Hundreds of people attend funeral of second world war veteran Harold Percival after social media campaign

Hundreds of strangers have turned out for the funeral of a second world war veteran after undertakers put out an appeal for mourners to attend his service.

Uniformed veterans, teenage air cadets and serving members of the armed forces joined members of the public at the funeral of Harold Jellicoe Percival, known as Coe, who died in a nursing home in Lytham St Annes, near Blackpool in Lancashire, last month.

Percival, who served as ground crew with RAF Bomber Command, never married and had no children, and funeral directors feared no one would attend his cremation on Monday morning.

His death prompted Roland L Whitehead and Daughter funeral directors to make appeals in a local newspaper – calls that were further publicised on social media – for armed service personnel past and present to attend Percival’s funeral.

So few people were expected at the service that the pallbearers were expecting to have to stay in the chapel to make up the numbers after carrying in Percival’s coffin.

But, after an extraordinary response to the advert on social media, it was standing room only in Lytham crematorium on Monday, with well over 100 mourners paying their respects in the drizzle outside.

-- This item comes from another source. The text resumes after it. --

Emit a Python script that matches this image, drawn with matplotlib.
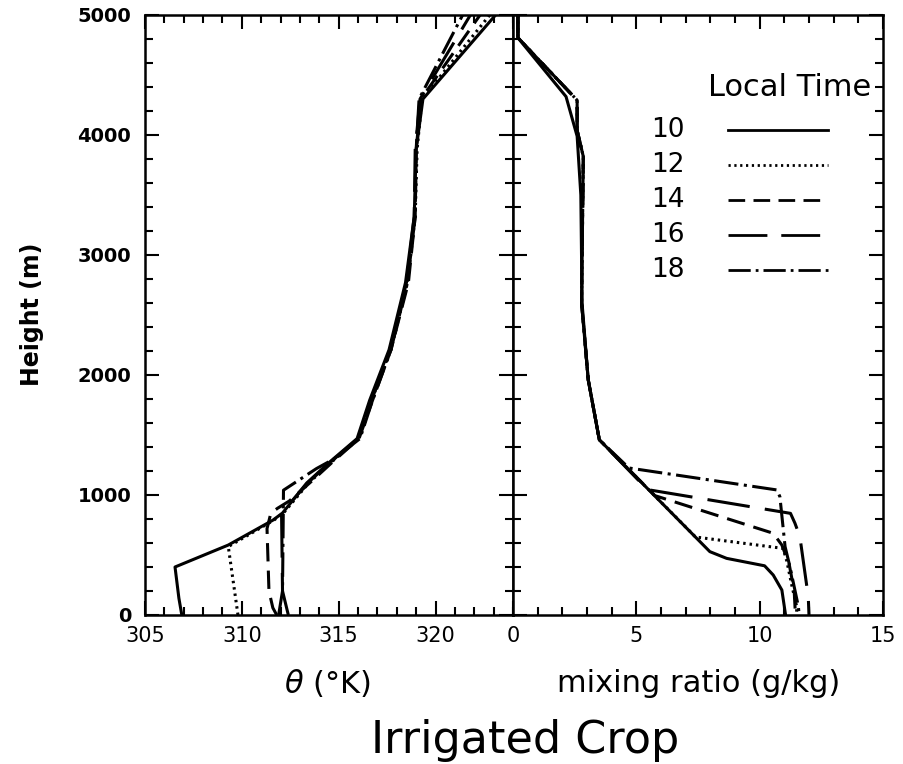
import matplotlib.pyplot as plt
from matplotlib.ticker import MultipleLocator

plt.rcParams['font.family'] = ['DejaVu Sans']

times = ['10', '12', '14', '16', '18']
styles = ['-', (0, (0.8, 1.3)), (0, (6, 3)), (0, (14, 5)), (0, (8, 1.8, 1, 1.8))]

# potential temperature (K) against height (m), one profile per local time
th_h10 = [0, 140, 400, 583, 790, 850, 1100, 1270, 1470, 1790, 2210, 2770, 3320, 3880, 4300, 5000]
th_10 = [306.9, 306.75, 306.55, 309.3, 311.6, 312.1, 313.35, 314.5, 315.95, 316.6, 317.6, 318.45, 318.9, 319.0, 319.35, 323.1]
th_h12 = [0, 570, 790, 850, 1100, 1270, 1470, 1790, 2210, 2770, 3320, 3880, 4300, 5000]
th_12 = [309.8, 309.3, 311.65, 312.15, 313.45, 314.6, 316.0, 316.7, 317.7, 318.55, 318.95, 319.05, 319.3, 322.8]
th_h14 = [0, 60, 200, 720, 850, 890, 950, 1100, 1270, 1470, 1790, 2210, 2770, 3320, 3880, 4300, 5000]
th_14 = [311.8, 311.6, 311.4, 311.3, 311.5, 311.85, 312.45, 313.5, 314.65, 316.05, 316.75, 317.7, 318.6, 318.95, 319.0, 319.25, 322.3]
th_h16 = [0, 200, 850, 1100, 1270, 1470, 1790, 2210, 2770, 3320, 3880, 4300, 5000]
th_16 = [312.4, 312.1, 312.05, 313.4, 314.55, 316.0, 316.7, 317.65, 318.5, 318.9, 318.95, 319.2, 321.8]
th_h18 = [0, 200, 1040, 1220, 1300, 1470, 1790, 2210, 2770, 3320, 3880, 4300, 5000]
th_18 = [311.9, 312.1, 312.15, 313.85, 314.75, 316.1, 316.75, 317.7, 318.55, 318.95, 319.0, 319.15, 321.4]

# water vapour mixing ratio (g/kg) against height (m)
q_h10 = [5000, 4810, 4320, 3990, 3500, 2600, 1960, 1460, 528, 472, 410, 333, 208, 0]
q_10 = [0.2, 0.2, 2.15, 2.6, 2.75, 2.8, 3.05, 3.5, 7.98, 8.66, 10.2, 10.55, 10.9, 11.05]
q_h12 = [5000, 4810, 4290, 4040, 3820, 2600, 1960, 1460, 650, 555, 450, 250, 70, 0]
q_12 = [0.2, 0.2, 2.6, 2.6, 2.85, 2.78, 3.05, 3.5, 7.4, 10.95, 11.1, 11.3, 11.5, 11.5]
q_h14 = [5000, 4810, 4290, 4040, 3820, 2600, 1960, 1460, 995, 681, 583, 420, 200, 0]
q_14 = [0.2, 0.2, 2.6, 2.6, 2.85, 2.78, 3.05, 3.5, 5.75, 10.55, 10.9, 11.2, 11.4, 11.45]
q_h16 = [5000, 4810, 4290, 4040, 3820, 2600, 1960, 1460, 1045, 847, 765, 653, 153, 0]
q_16 = [0.2, 0.2, 2.6, 2.6, 2.85, 2.78, 3.05, 3.5, 5.45, 11.25, 11.43, 11.63, 11.97, 12.0]
q_h18 = [5000, 4810, 4290, 4040, 3820, 2600, 1960, 1460, 1225, 1042, 986, 570, 400, 70, 0]
q_18 = [0.2, 0.2, 2.6, 2.6, 2.85, 2.78, 3.05, 3.5, 4.7, 10.7, 10.82, 11.03, 11.23, 11.57, 11.6]

theta = [(th_10, th_h10), (th_12, th_h12), (th_14, th_h14), (th_16, th_h16), (th_18, th_h18)]
mixr = [(q_10, q_h10), (q_12, q_h12), (q_14, q_h14), (q_16, q_h16), (q_18, q_h18)]

fig = plt.figure(figsize=(9.04, 7.64), dpi=100)
ax1 = fig.add_axes([145 / 904, 149 / 764, 368 / 904, 600 / 764])
ax2 = fig.add_axes([513 / 904, 149 / 764, 370 / 904, 600 / 764])

for (x, h), ls in zip(theta, styles):
    ax1.plot(x, h, color='black', lw=2.2, ls=ls)
for (x, h), ls in zip(mixr, styles):
    ax2.plot(x, h, color='black', lw=2.2, ls=ls)

ax1.set_xlim(305, 324)
ax2.set_xlim(0, 15)
for ax in (ax1, ax2):
    ax.set_ylim(0, 5000)
    ax.yaxis.set_major_locator(MultipleLocator(1000))
    ax.yaxis.set_minor_locator(MultipleLocator(200))
    ax.xaxis.set_major_locator(MultipleLocator(5))
    ax.xaxis.set_minor_locator(MultipleLocator(1))
    ax.tick_params(which='both', direction='in', top=True, right=True, width=1.5, pad=8)
    ax.tick_params(which='major', length=10)
    ax.tick_params(which='minor', length=5.5)
    ax.tick_params(axis='x', labelsize=15)
    for s in ax.spines.values():
        s.set_linewidth(1.8)

ax1.set_xticks([305, 310, 315, 320])
ax1.tick_params(axis='y', labelsize=14, pad=10)
plt.setp(ax1.get_yticklabels(), fontweight='bold')
ax2.tick_params(labelleft=False)

# legend drawn by hand, labels to the left of the line samples
ax2.text(0.747, 0.88, 'Local Time', transform=ax2.transAxes, fontsize=22,
         ha='center', va='center')
rows = [0.808, 0.75, 0.692, 0.633, 0.575]
for t, ls, y in zip(times, styles, rows):
    ax2.text(0.419, y, t, transform=ax2.transAxes, fontsize=19, ha='center', va='center')
    ax2.plot([0.581, 0.851], [y, y], transform=ax2.transAxes, color='black', lw=2.0, ls=ls)

fig.text(0.035, 0.588, 'Height (m)', rotation=90, fontsize=17, fontweight='bold',
         ha='center', va='center')
fig.text(0.362, 0.106, r'$\theta$ (°K)', fontsize=22, ha='center', va='center')
fig.text(0.773, 0.106, 'mixing ratio (g/kg)', fontsize=22, ha='center', va='center')
fig.text(0.581, 0.031, 'Irrigated Crop', fontsize=32, ha='center', va='center')

fig.savefig('out.png', dpi=100)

Initially, no family members were expected to attend. But after the service, Percival’s nephew, Andrew Colyer-Worsell, said the family was overwhelmed by the turnout. “It was very emotional,” he said. “It just shows how great the British public are.”

He said his uncle might not have relished the attention during his life. “He would be hiding around the corner right now,” said Colyer-Worsell, stressing that Percival was not one to dwell on his past in the war. “He was an old soldier, not a hero: just a veteran who did his duty.”

Opening the service after the two-minute Armistice Day silence at 11am, the Rev Alan Clark said he was humbled by the number of people who had come to show their respects. “We marvel at the power of the printed word, whether on paper or on screen,” he said.

He went on to quote from the John Donne poem No Man Is An Island: “No man is an island / Entire of itself / Every man is a piece of the continent / A part of the main.”

The vicar gave a short eulogy about a man he described as a “very private person – something of a nomad, carrying his possessions in a rucksack”.

Janet Wareing, the matron at his nursing home in Lytham, described Percival as “a lovely character, very feisty and independent … [He] knew his own mind. He was very proud of what he achieved.”

During the second world war, Percival served with 617 squadron, which carried out the famous dambusters raid to destroy dams in the Ruhr valley in Nazi Germany.

After the war, he worked in Australia, later retiring to England and living at the Alistre Lodge nursing and care home, in Lytham.